From House of Commons Hansard 16th January 2006
Third Reading Debate

Mr. Sadiq Khan (Tooting) (Lab): My hon. Friend made the point that we will be losing the race equality councils and the local connection. Bearing in mind that more than 300 languages are spoken in London, that more than 14 faiths are represented in the community and that almost 50 per cent. of ethnic minorities live in London, does not that compound the need and the call for a London committee?

Harry Cohen: Absolutely. My hon. Friend has been looking over my shoulder at the next point in my speech, which contained those important statistics. I will not repeat them, but they are important. That level of diversity is unmatched, certainly in this country. Some 30 per cent. of residents are from ethnic minority backgrounds. There are also more ethnic minority businesses in the capital—a greater concentration of them.

There are more than 60,000 voluntary organisations, a significant number of which are involved with ethnic minority concerns and the ethnic minority sector.
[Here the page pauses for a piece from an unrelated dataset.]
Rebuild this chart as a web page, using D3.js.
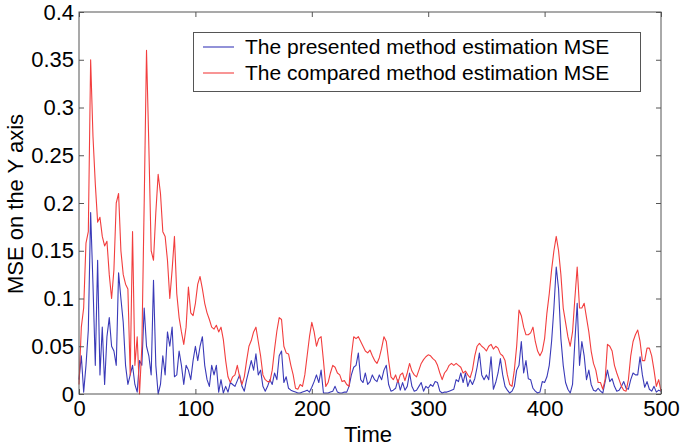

London is the base for the highest number of listed public bodies subject to the race equality duty, and those will soon have the disability and gender duties. London has a specific element that cannot be safely and properly abrogated or absorbed into the nationwide body.

Mr. Khan: Even if the costs were as large as Her Majesty's official Opposition suggest, does my hon. Friend agree that the commission could be considered as a loss-leader because of the benefit that we will gain? On a cost-benefit analysis, using the widest possible talent in our community—whether we are considering employment or people being served in a bar—is worthy of a reasonable cost.

Rob Marris: I entirely agree and touched on that matter earlier when I made an intervention on the hon. Member for Epping Forest. She chose not to answer my question about how much she would be prepared to pay for anti-discrimination legislation, so I hope that she
will answer now. It is a pity that she remains in a sedentary position and will not follow on from the point that my hon. Friend the Member for Tooting (Mr. Khan) made.